╭──

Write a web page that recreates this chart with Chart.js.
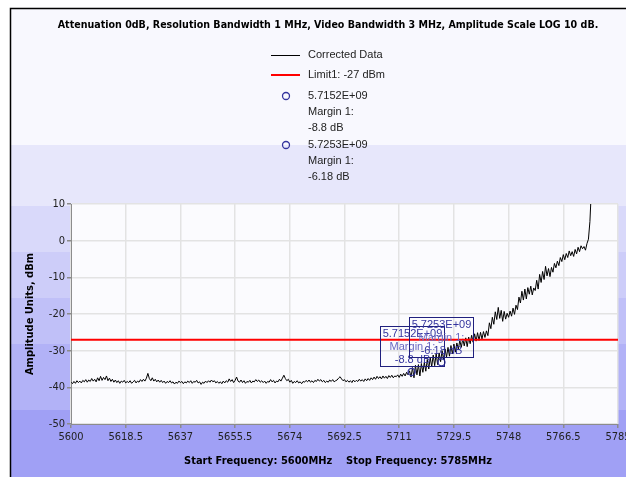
<!DOCTYPE html>
<html>
<head>
<meta charset="utf-8">
<title>Spectrum scan</title>
<script src="https://cdn.jsdelivr.net/npm/chart.js@4.4.0/dist/chart.umd.min.js"></script>
<style>
    html, body { margin: 0; padding: 0; background: #ffffff; }
    canvas { display: block; }
</style>
</head>
<body>
<canvas id="scanChart" width="626" height="477"></canvas>
<script>
// Sweep header / footer text
const chartTitle = 'Attenuation 0dB, Resolution Bandwidth 1 MHz, Video Bandwidth 3 MHz, Amplitude Scale LOG 10 dB.';
const footerText = 'Start Frequency: 5600MHz    Stop Frequency: 5785MHz';
const yAxisTitle = 'Amplitude Units, dBm';

// Axis ticks (MHz / dBm)
const freqTicks = [5600, 5618.5, 5637, 5655.5, 5674, 5692.5, 5711, 5729.5, 5748, 5766.5, 5785];
const ampTicks = [-50, -40, -30, -20, -10, 0, 10];

// Corrected trace, one reading every 0.5 MHz starting at 5600 MHz
const traceStart = 5600;
const traceStep = 0.5;
const correctedData = [
    // 5600 - 5609.5
    -38.6, -39.0, -38.4, -38.9, -38.2, -38.7, -38.3, -38.8, -38.1, -38.5, -37.9, -38.6, -38.0, -38.4, -37.6, -38.3, -37.8, -38.5, -37.4, -38.2,
    // 5610 - 5619.5
    -37.0, -38.1, -37.3, -37.9, -36.9, -38.2, -37.5, -38.4, -37.8, -38.6, -38.0, -38.7, -38.2, -38.9, -38.3, -38.6, -38.1, -38.8, -38.4, -38.7,
    // 5620 - 5629.5
    -38.2, -38.9, -38.5, -38.1, -38.8, -38.3, -38.6, -37.9, -38.4, -37.8, -38.3, -37.5, -36.2, -37.6, -38.2, -37.4, -38.3, -37.8, -38.5, -38.0,
    // 5630 - 5639.5
    -38.6, -38.1, -38.7, -38.3, -38.9, -38.4, -38.7, -38.2, -38.8, -38.5, -39.1, -38.6, -38.9, -38.3, -38.7, -38.4, -39.0, -38.5, -38.8, -38.3,
    // 5640 - 5649.5
    -38.7, -38.2, -38.9, -38.4, -38.6, -38.1, -38.8, -38.5, -39.2, -38.6, -38.9, -38.3, -38.7, -38.2, -38.6, -38.0, -38.5, -38.2, -38.8, -38.4,
    // 5650 - 5659.5
    -38.9, -38.5, -39.0, -38.3, -38.8, -38.2, -38.6, -37.7, -38.4, -37.9, -38.7, -38.1, -37.2, -38.3, -38.6, -38.0, -38.7, -38.2, -38.9, -38.4,
    // 5660 - 5669.5
    -38.6, -38.1, -38.8, -38.3, -38.5, -37.9, -38.4, -38.0, -38.6, -38.2, -38.7, -38.3, -38.9, -38.4, -38.6, -37.9, -38.5, -38.1, -38.8, -38.3,
    // 5670 - 5679.5
    -38.5, -37.8, -38.3, -37.5, -36.7, -37.6, -38.2, -37.8, -38.6, -38.1, -38.9, -38.4, -38.7, -38.2, -38.8, -38.5, -39.0, -38.4, -38.6, -38.1,
    // 5680 - 5689.5
    -38.5, -38.0, -38.6, -38.2, -38.7, -38.1, -38.4, -37.8, -38.3, -37.9, -38.5, -38.1, -38.7, -38.3, -38.6, -38.0, -38.4, -37.9, -38.5, -38.2,
    // 5690 - 5699.5
    -38.0, -37.5, -37.1, -37.7, -38.2, -37.9, -38.5, -38.1, -38.6, -38.2, -38.7, -38.0, -38.5, -38.1, -38.4, -37.8, -38.3, -37.9, -38.4, -37.7,
    // 5700 - 5709.5
    -38.2, -37.6, -38.1, -37.4, -37.9, -37.2, -37.8, -37.0, -37.6, -37.1, -37.7, -36.9, -37.5, -37.0, -37.6, -36.8, -37.3, -36.7, -37.4, -36.9,
    // 5710 - 5719.5
    -37.1, -36.6, -37.3, -36.4, -37.0, -36.2, -36.9, -35.9, -36.6, -35.5, -37.2, -34.6, -37.4, -34.0, -36.6, -33.8, -36.9, -33.5, -35.9, -33.2,
    // 5720 - 5729.5
    -35.6, -32.4, -35.0, -31.9, -34.4, -31.2, -34.1, -30.8, -33.8, -30.6, -33.0, -30.0, -32.4, -29.5, -31.8, -29.1, -31.5, -28.6, -30.9, -28.2,
    // 5730 - 5739.5
    -30.4, -27.9, -29.6, -27.2, -29.1, -26.8, -28.7, -26.5, -28.9, -26.3, -28.1, -25.8, -27.7, -25.4, -27.4, -25.1, -27.2, -25.0, -26.8, -24.8,
    // 5740 - 5749.5
    -26.4, -24.6, -25.9, -22.4, -24.0, -20.9, -22.8, -19.4, -21.5, -18.2, -21.2, -19.0, -22.0, -19.3, -21.4, -19.8, -20.9, -19.2, -20.6, -18.4,
    // 5750 - 5759.5
    -20.1, -17.6, -18.8, -15.4, -17.0, -13.8, -16.2, -13.2, -15.9, -12.8, -14.6, -12.4, -14.8, -12.9, -13.6, -10.8, -13.2, -9.2, -11.4, -8.4,
    // 5760 - 5769.5
    -10.6, -7.0, -9.6, -7.6, -9.8, -7.3, -8.6, -6.2, -7.4, -5.6, -6.8, -4.6, -5.7, -3.8, -5.2, -3.5, -4.6, -2.8, -4.1, -3.0,
    // 5770 - 5776
    -4.3, -2.4, -3.6, -1.8, -3.0, -1.4, -2.2, -1.6, -2.6, -0.8, 0.4, 5.2, 14.0
];

// Limit line
const limitLevel = -27;
const limitLabel = 'Limit1: -27 dBm';

// Margin markers (frequency in MHz, margin to Limit1 in dB)
const markerFreqs = [5715.2, 5725.3];
const markerMargins = [-8.8, -6.18];

const TEXT_FONT = '"Liberation Sans", Arial, sans-serif';
const BOLD_FONT = 'Tahoma, "DejaVu Sans Condensed", "DejaVu Sans", sans-serif';
const MARKER_BLUE = '#34349e';

function markerName(freq) {
    return (freq / 1000).toFixed(4) + 'E+09';
}

function marginText(margin) {
    return margin + ' dB';
}

// Backdrop: banded lavender panel with a black frame on the top/left edges
const backdropPlugin = {
    id: 'backdrop',
    beforeDraw(chart) {
        const { ctx, width, height, chartArea } = chart;
        const bands = [
            [8, '#f8f8fe'], [145, '#e7e7fb'], [206, '#d9d9fa'], [252, '#cdcdf9'],
            [298, '#c0c0f8'], [344, '#b2b2f7'], [410, '#a0a0f5']
        ];
        ctx.save();
        ctx.fillStyle = '#ffffff';
        ctx.fillRect(0, 0, width, height);
        bands.forEach(([y, color], i) => {
            const next = i + 1 < bands.length ? bands[i + 1][0] : height;
            ctx.fillStyle = color;
            ctx.fillRect(10, y, width - 10, next - y);
        });
        ctx.fillStyle = '#fbfbfe';
        ctx.fillRect(chartArea.left, chartArea.top,
            chartArea.right - chartArea.left, chartArea.bottom - chartArea.top);

        ctx.strokeStyle = '#000000';
        ctx.lineWidth = 1.5;
        ctx.beginPath();
        ctx.moveTo(10.5, height);
        ctx.lineTo(10.5, 8.5);
        ctx.lineTo(width, 8.5);
        ctx.stroke();
        ctx.restore();
    }
};

// Marker callout boxes drawn above each margin point
const calloutPlugin = {
    id: 'callouts',
    afterDatasetsDraw(chart) {
        const { ctx } = chart;
        const xs = chart.scales.x;
        const ys = chart.scales.y;
        ctx.save();
        ctx.font = '11px ' + TEXT_FONT;
        ctx.textAlign = 'center';
        ctx.textBaseline = 'middle';
        markerFreqs.forEach((f, i) => {
            const px = xs.getPixelForValue(f);
            const py = ys.getPixelForValue(limitLevel + markerMargins[i]);
            const w = 64, h = 40;
            const left = Math.round(px - w / 2) + 0.5;
            const top = Math.round(py - 5.5 - h) + 0.5;
            ctx.strokeStyle = '#20207e';
            ctx.lineWidth = 1;
            ctx.strokeRect(left, top, w, h);
            const lines = [markerName(f), 'Margin 1:', marginText(markerMargins[i])];
            const colors = [MARKER_BLUE, '#6a6ac2', MARKER_BLUE];
            lines.forEach((t, k) => {
                ctx.fillStyle = colors[k];
                ctx.fillText(t, left + w / 2, top + 7.5 + k * 13);
            });
        });
        ctx.restore();
    }
};

// Title, legend block and axis captions
const captionPlugin = {
    id: 'captions',
    afterDraw(chart) {
        const { ctx } = chart;
        ctx.save();
        ctx.textBaseline = 'middle';

        ctx.fillStyle = '#000000';
        ctx.textAlign = 'center';
        ctx.font = 'bold 10.6px ' + BOLD_FONT;
        ctx.fillText(chartTitle, 328, 25);
        ctx.font = 'bold 11px ' + BOLD_FONT;
        ctx.fillText(footerText, 338, 461);

        ctx.save();
        ctx.translate(30, 314);
        ctx.rotate(-Math.PI / 2);
        ctx.fillText(yAxisTitle, 0, 0);
        ctx.restore();

        // legend
        const trace = chart.data.datasets.find(d => d.id === 'trace');
        const limit = chart.data.datasets.find(d => d.id === 'limit');
        ctx.textAlign = 'left';
        ctx.font = '11px ' + TEXT_FONT;
        ctx.fillStyle = '#222222';

        ctx.strokeStyle = trace.borderColor;
        ctx.lineWidth = 1;
        ctx.beginPath();
        ctx.moveTo(271, 55.5);
        ctx.lineTo(300, 55.5);
        ctx.stroke();
        ctx.fillText(trace.label, 308, 55);

        ctx.strokeStyle = limit.borderColor;
        ctx.lineWidth = 2;
        ctx.beginPath();
        ctx.moveTo(271, 75);
        ctx.lineTo(300, 75);
        ctx.stroke();
        ctx.fillText(limit.label, 308, 75);

        markerFreqs.forEach((f, i) => {
            const y0 = 96 + i * 49;
            ctx.strokeStyle = MARKER_BLUE;
            ctx.lineWidth = 1.3;
            ctx.beginPath();
            ctx.arc(286, y0, 3.5, 0, Math.PI * 2);
            ctx.stroke();
            ctx.fillText(markerName(f), 308, y0);
            ctx.fillText('Margin 1:', 308, y0 + 16);
            ctx.fillText(marginText(markerMargins[i]), 308, y0 + 32);
        });
        ctx.restore();
    }
};

const tracePoints = correctedData.map((v, i) => ({ x: traceStart + i * traceStep, y: v }));
const limitPoints = [
    { x: freqTicks[0], y: limitLevel },
    { x: freqTicks[freqTicks.length - 1], y: limitLevel }
];
const markerPoints = markerFreqs.map((f, i) => ({ x: f, y: limitLevel + markerMargins[i] }));

const tickFont = { family: BOLD_FONT, size: 11 };

new Chart(document.getElementById('scanChart'), {
    type: 'line',
    data: {
        datasets: [
            {
                id: 'trace',
                label: 'Corrected Data',
                data: tracePoints,
                borderColor: '#000000',
                borderWidth: 1,
                pointRadius: 0,
                tension: 0,
                order: 2
            },
            {
                id: 'limit',
                label: limitLabel,
                data: limitPoints,
                borderColor: '#ff0000',
                borderWidth: 2,
                pointRadius: 0,
                order: 1
            },
            {
                id: 'markers',
                label: 'Margin markers',
                data: markerPoints,
                showLine: false,
                pointStyle: 'circle',
                pointRadius: 3.5,
                pointBorderWidth: 1.3,
                pointBorderColor: MARKER_BLUE,
                pointBackgroundColor: 'rgba(0,0,0,0)',
                order: 0
            }
        ]
    },
    options: {
        responsive: false,
        devicePixelRatio: 1,
        animation: false,
        events: [],
        layout: {
            padding: { left: 10, right: 8, top: 204, bottom: 0 }
        },
        plugins: {
            legend: { display: false },
            tooltip: { enabled: false },
            title: { display: false }
        },
        scales: {
            x: {
                type: 'linear',
                min: 5600,
                max: 5785,
                afterBuildTicks: s => { s.ticks = freqTicks.map(v => ({ value: v })); },
                afterFit: s => { s.height = 53; s.paddingLeft = 0; s.paddingRight = 0; },
                ticks: {
                    autoSkip: false,
                    maxRotation: 0,
                    padding: 3,
                    color: '#222222',
                    font: tickFont,
                    callback: v => String(v)
                },
                grid: {
                    color: '#e3e3e3',
                    lineWidth: 1.5,
                    tickLength: 4,
                    tickColor: '#8c8c8c'
                },
                border: { color: '#8c8c8c', width: 1 }
            },
            y: {
                type: 'linear',
                min: -50,
                max: 10,
                afterBuildTicks: s => { s.ticks = ampTicks.map(v => ({ value: v })); },
                afterFit: s => { s.width = 61; s.paddingTop = 0; s.paddingBottom = 0; },
                ticks: {
                    padding: 2,
                    color: '#222222',
                    font: tickFont,
                    callback: v => String(v)
                },
                grid: {
                    color: '#e3e3e3',
                    lineWidth: 1.5,
                    tickLength: 4,
                    tickColor: '#8c8c8c'
                },
                border: { color: '#8c8c8c', width: 1 }
            }
        }
    },
    plugins: [backdropPlugin, calloutPlugin, captionPlugin]
});
</script>
</body>
</html>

╰──

*EXERCISE PROMPT*: Only the lines from the start of the material through the line containing "const ampTicks = [-50, -40, -30, -20, -10, 0, 10];" should be transcribed. Pictures stay out.

*RESPONSE TO THE EXERCISE*:
Write a web page that recreates this chart with Chart.js.
<!DOCTYPE html>
<html>
<head>
<meta charset="utf-8">
<title>Spectrum scan</title>
<script src="https://cdn.jsdelivr.net/npm/chart.js@4.4.0/dist/chart.umd.min.js"></script>
<style>
    html, body { margin: 0; padding: 0; background: #ffffff; }
    canvas { display: block; }
</style>
</head>
<body>
<canvas id="scanChart" width="626" height="477"></canvas>
<script>
// Sweep header / footer text
const chartTitle = 'Attenuation 0dB, Resolution Bandwidth 1 MHz, Video Bandwidth 3 MHz, Amplitude Scale LOG 10 dB.';
const footerText = 'Start Frequency: 5600MHz    Stop Frequency: 5785MHz';
const yAxisTitle = 'Amplitude Units, dBm';

// Axis ticks (MHz / dBm)
const freqTicks = [5600, 5618.5, 5637, 5655.5, 5674, 5692.5, 5711, 5729.5, 5748, 5766.5, 5785];
const ampTicks = [-50, -40, -30, -20, -10, 0, 10];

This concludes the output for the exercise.